En outre, le projet «Djerba sans plastique», initié suite à une décision prise au mois de mai 2022 conjointement par les ministères du Tourisme et de l’Environnement, d’interdire la commercialisation et la distribution des sacs plastiques à usage unique à Djerba, nous a donné également à espérer, mais ce n’était qu’illusions perdues, car le projet n’est jamais parvenu à terme en raison du désistement des deux ministères à l’origine de la décision; voilà, alors, un projet pilote avorté à sa naissance en dépit, à vrai dire, de la bonne volonté et de l’engagement manifeste des trois communes de l’île.
Certains pays d’Afrique, dont le Rwanda, l’Afrique du Sud, le Kenya, le Gabon, sont parvenus à relever le défi et gagner le pari de l’interdiction de la fabrication des sachets plastiques, pourquoi sommes-nous condamnés à subir échec après échec pour nous résoudre à vivre sous le joug réducteur, rapetissant et humiliant de cette pollution?
L’article 47 de la Constitution du 25 juillet 2022 stipule ceci : «L’Etat garantit le droit à un environnement sain et équilibré et contribue à la protection du milieu.
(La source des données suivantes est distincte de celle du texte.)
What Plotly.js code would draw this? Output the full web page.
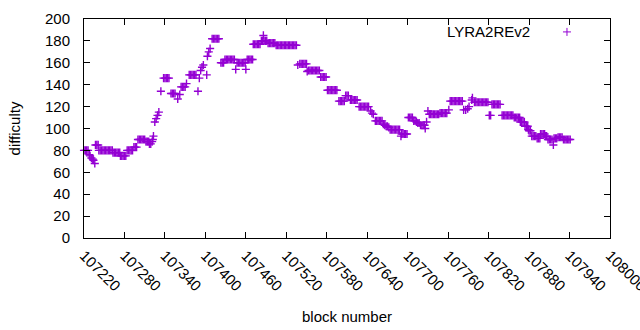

Il incombe à l’Etat de fournir les moyens nécessaires à l’élimination de la pollution de l’environnement», et au nom-même de ce droit constitutionnel, nous vous implorons à intervenir rigoureusement auprès de qui de devoir d’agir, ministre de l’Environnement et gouverneurs en tête, pour leur faire assumer sciemment leurs sacro-saintes responsabilités envers le pays et les citoyens.
Veuillez consulter les experts en la matière dont regorge fièrement notre pays; ils sont compétents, chevronnés et patriotiques, et ils n’hésiteront pas un instant à faire œuvre utile, sans calculs, ni considérations politiciennes partisanes, car mus par le seul souci de débarrasser leur pays de ce lourd fardeau qui l’accable, qui envenime le quotidien et l’existence des citoyens et qui compromet, associés aux autres problématiques environnementales, l’enjeu, combien urgent, du développement durable.
Vous appelez sans cesse à mener une guerre contre la corruption et les lobbies, et nous en convenons inconditionnellement; ajoutez, de grâce, une autre à mener sans scrupules contre ce mal qui a trop nui à l’image de notre pays pour le laisser encore sévir. Faites de la question environnementale une priorité majeure au même titre que les autres questions brûlantes; le salut environnemental de notre pays, nous le voyons à ce prix, Monsieur le Président.
* Ancien président de l’Association pour la sauvegarde de l’île de Djerba.